### TASK:
Write out the listing, please, but only from its first line through the line containing "opt_steep_f = [3.9, 0.025]", exactly as given and without pictures.

### INFORMATION PROVIDED:
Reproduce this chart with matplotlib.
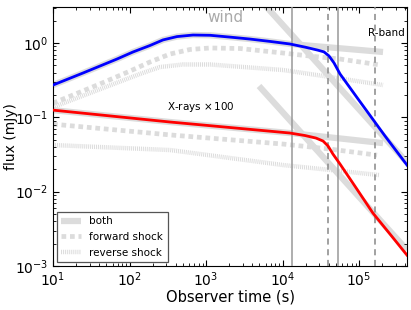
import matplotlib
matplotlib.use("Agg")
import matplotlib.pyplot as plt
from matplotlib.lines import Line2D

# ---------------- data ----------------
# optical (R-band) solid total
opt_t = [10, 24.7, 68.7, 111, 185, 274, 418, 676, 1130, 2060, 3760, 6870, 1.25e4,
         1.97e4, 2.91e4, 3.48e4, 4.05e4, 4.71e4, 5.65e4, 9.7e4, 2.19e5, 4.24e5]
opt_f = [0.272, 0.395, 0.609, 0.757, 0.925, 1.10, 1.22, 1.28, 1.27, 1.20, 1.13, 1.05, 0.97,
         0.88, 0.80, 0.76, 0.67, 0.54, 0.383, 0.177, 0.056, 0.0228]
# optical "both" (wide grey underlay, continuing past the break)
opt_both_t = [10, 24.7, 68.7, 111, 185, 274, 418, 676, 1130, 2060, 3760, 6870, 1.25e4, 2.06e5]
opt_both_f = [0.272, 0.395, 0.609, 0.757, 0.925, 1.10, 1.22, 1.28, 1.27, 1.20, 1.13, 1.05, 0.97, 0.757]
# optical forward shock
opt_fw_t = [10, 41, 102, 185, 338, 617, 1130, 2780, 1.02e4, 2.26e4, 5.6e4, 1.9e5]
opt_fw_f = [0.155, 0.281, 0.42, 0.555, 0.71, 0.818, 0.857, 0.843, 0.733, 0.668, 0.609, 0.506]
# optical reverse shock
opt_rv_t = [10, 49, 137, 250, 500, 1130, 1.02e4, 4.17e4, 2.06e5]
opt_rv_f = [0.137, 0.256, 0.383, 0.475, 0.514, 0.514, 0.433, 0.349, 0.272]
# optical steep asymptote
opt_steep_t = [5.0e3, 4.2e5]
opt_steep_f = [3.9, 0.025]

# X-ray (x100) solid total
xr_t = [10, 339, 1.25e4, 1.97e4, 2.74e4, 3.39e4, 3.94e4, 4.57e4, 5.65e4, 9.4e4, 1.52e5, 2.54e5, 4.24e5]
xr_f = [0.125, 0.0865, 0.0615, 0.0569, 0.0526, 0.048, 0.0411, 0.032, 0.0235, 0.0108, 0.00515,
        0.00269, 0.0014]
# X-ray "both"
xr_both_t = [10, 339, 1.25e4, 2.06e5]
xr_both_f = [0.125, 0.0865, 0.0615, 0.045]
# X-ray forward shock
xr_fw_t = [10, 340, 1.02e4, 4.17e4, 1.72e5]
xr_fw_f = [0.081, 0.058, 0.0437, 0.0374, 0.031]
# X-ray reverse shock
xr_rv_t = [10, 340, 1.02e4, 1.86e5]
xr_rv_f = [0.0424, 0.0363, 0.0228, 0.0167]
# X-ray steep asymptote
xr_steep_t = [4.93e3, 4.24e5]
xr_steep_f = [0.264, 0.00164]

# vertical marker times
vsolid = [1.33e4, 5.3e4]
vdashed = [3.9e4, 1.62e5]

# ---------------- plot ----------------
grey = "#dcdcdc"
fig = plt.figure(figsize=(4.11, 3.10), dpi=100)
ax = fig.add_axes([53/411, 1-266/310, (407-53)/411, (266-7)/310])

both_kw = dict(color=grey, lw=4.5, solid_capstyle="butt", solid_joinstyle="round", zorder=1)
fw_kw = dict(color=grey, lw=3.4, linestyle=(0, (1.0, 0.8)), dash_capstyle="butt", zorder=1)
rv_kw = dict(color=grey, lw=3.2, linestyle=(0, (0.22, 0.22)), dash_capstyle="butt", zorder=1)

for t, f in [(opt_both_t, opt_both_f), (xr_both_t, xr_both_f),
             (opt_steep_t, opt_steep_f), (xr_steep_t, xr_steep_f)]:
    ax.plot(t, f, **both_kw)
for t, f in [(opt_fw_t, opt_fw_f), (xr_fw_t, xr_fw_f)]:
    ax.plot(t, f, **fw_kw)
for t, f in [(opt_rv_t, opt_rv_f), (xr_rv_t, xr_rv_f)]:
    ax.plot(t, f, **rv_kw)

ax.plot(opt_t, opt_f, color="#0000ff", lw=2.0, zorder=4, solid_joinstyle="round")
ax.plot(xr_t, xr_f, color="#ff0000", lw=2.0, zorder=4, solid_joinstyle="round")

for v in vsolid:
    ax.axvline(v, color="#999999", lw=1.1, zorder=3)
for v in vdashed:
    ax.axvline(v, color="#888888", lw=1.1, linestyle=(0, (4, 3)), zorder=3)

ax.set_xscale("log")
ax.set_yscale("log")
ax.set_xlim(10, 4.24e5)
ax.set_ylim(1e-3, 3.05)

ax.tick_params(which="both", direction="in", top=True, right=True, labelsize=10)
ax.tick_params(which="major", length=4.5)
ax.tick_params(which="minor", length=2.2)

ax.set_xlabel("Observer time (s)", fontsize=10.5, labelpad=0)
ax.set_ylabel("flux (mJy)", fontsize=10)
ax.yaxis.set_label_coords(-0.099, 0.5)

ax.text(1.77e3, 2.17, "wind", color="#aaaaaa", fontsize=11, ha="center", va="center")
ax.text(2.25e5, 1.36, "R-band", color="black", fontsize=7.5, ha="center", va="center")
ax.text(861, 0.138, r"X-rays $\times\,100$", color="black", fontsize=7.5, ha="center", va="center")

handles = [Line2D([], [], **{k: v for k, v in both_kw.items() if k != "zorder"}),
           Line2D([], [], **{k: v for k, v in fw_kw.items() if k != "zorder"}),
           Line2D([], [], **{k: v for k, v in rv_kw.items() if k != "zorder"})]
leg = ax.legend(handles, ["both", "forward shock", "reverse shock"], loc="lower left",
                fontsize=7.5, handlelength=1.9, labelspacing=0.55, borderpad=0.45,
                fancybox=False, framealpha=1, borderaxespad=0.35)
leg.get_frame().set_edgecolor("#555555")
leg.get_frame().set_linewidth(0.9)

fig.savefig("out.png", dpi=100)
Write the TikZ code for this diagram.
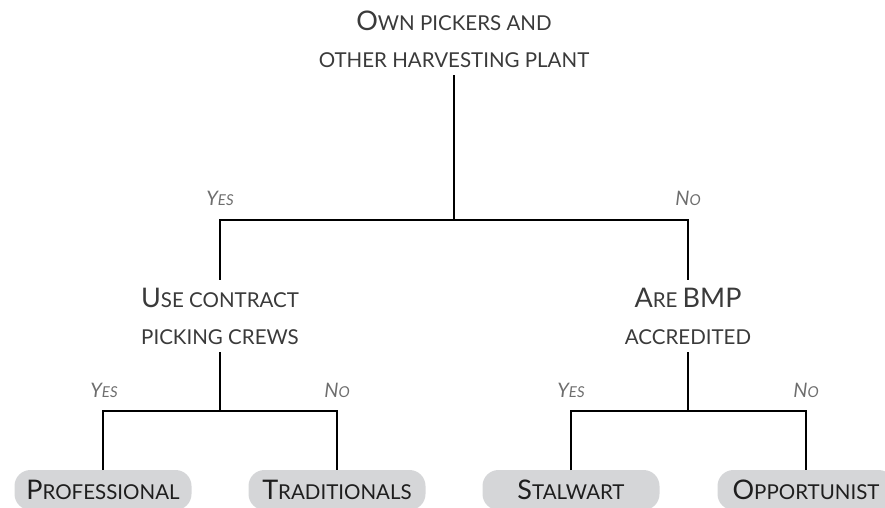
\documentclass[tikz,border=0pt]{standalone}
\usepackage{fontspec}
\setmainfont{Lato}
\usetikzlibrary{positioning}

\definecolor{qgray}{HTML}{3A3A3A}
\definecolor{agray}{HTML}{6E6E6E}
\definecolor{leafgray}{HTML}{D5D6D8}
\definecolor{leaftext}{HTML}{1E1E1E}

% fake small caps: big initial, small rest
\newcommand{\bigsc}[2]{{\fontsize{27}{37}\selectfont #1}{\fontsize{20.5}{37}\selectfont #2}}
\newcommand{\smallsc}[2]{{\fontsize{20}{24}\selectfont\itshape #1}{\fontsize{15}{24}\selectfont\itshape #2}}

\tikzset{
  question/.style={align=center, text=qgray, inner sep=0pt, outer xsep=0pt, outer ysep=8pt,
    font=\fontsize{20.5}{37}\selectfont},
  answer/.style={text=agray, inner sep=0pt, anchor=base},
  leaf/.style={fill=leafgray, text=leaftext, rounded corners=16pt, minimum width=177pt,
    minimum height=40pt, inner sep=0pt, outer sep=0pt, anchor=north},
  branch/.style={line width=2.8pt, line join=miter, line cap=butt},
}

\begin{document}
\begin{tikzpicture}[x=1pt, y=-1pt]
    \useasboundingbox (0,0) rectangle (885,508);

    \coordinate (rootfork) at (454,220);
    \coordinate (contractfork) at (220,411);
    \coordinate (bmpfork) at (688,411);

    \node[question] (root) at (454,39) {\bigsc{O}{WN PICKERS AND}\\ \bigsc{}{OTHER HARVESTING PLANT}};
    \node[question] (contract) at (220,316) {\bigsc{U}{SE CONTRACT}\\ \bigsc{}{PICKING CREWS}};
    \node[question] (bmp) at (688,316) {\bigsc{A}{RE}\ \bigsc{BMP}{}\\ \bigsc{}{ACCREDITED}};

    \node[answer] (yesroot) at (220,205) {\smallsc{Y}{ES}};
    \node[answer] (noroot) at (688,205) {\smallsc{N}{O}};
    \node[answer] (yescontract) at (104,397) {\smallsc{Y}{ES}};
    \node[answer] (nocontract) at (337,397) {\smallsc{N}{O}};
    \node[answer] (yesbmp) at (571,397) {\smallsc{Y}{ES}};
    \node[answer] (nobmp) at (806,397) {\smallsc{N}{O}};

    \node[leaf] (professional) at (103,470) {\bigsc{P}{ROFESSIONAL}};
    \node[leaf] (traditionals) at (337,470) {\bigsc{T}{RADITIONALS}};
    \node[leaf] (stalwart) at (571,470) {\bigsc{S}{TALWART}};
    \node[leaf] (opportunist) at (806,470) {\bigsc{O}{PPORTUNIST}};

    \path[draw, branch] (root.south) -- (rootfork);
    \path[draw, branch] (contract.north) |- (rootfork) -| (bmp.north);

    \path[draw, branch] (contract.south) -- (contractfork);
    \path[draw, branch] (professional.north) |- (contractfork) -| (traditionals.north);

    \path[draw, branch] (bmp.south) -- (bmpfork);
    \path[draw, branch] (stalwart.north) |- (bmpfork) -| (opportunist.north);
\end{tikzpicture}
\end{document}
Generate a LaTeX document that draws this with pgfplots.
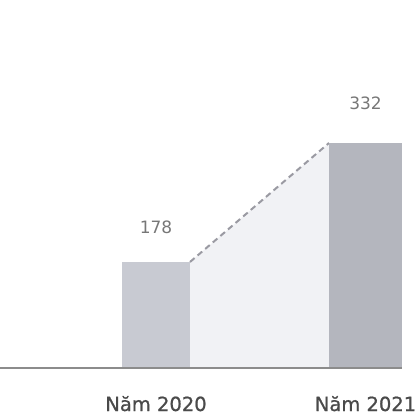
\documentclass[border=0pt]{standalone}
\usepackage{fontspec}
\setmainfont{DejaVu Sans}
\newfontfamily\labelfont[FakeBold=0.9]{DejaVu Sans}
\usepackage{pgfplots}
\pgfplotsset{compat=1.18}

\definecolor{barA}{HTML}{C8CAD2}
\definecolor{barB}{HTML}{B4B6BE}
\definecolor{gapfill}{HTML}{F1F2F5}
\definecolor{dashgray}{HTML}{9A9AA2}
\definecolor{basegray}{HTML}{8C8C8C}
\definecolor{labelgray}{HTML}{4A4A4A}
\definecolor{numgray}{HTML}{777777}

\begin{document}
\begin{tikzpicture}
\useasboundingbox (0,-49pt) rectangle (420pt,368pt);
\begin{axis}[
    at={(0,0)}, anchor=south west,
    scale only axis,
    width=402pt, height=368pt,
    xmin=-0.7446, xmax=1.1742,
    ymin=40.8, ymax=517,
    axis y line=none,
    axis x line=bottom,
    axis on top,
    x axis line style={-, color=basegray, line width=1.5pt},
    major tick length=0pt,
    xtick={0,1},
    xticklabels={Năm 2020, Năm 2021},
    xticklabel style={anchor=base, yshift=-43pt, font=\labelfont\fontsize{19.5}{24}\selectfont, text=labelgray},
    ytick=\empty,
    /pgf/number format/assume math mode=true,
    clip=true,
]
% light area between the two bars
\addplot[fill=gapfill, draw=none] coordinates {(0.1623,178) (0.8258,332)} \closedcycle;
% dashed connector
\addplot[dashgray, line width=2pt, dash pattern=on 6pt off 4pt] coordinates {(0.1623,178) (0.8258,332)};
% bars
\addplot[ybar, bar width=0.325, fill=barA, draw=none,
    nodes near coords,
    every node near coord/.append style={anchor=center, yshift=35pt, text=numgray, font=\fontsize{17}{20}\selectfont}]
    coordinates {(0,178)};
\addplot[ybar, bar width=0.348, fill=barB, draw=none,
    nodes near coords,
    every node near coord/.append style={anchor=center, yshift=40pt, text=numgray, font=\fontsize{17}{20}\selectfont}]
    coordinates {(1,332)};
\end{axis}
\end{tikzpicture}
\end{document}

### ANSWER:
Reproduce this chart with matplotlib.
import matplotlib
matplotlib.use("Agg")
import matplotlib.pyplot as plt
from matplotlib.lines import Line2D

# ---------------- data ----------------
# optical (R-band) solid total
opt_t = [10, 24.7, 68.7, 111, 185, 274, 418, 676, 1130, 2060, 3760, 6870, 1.25e4,
         1.97e4, 2.91e4, 3.48e4, 4.05e4, 4.71e4, 5.65e4, 9.7e4, 2.19e5, 4.24e5]
opt_f = [0.272, 0.395, 0.609, 0.757, 0.925, 1.10, 1.22, 1.28, 1.27, 1.20, 1.13, 1.05, 0.97,
         0.88, 0.80, 0.76, 0.67, 0.54, 0.383, 0.177, 0.056, 0.0228]
# optical "both" (wide grey underlay, continuing past the break)
opt_both_t = [10, 24.7, 68.7, 111, 185, 274, 418, 676, 1130, 2060, 3760, 6870, 1.25e4, 2.06e5]
opt_both_f = [0.272, 0.395, 0.609, 0.757, 0.925, 1.10, 1.22, 1.28, 1.27, 1.20, 1.13, 1.05, 0.97, 0.757]
# optical forward shock
opt_fw_t = [10, 41, 102, 185, 338, 617, 1130, 2780, 1.02e4, 2.26e4, 5.6e4, 1.9e5]
opt_fw_f = [0.155, 0.281, 0.42, 0.555, 0.71, 0.818, 0.857, 0.843, 0.733, 0.668, 0.609, 0.506]
# optical reverse shock
opt_rv_t = [10, 49, 137, 250, 500, 1130, 1.02e4, 4.17e4, 2.06e5]
opt_rv_f = [0.137, 0.256, 0.383, 0.475, 0.514, 0.514, 0.433, 0.349, 0.272]
# optical steep asymptote
opt_steep_t = [5.0e3, 4.2e5]
opt_steep_f = [3.9, 0.025]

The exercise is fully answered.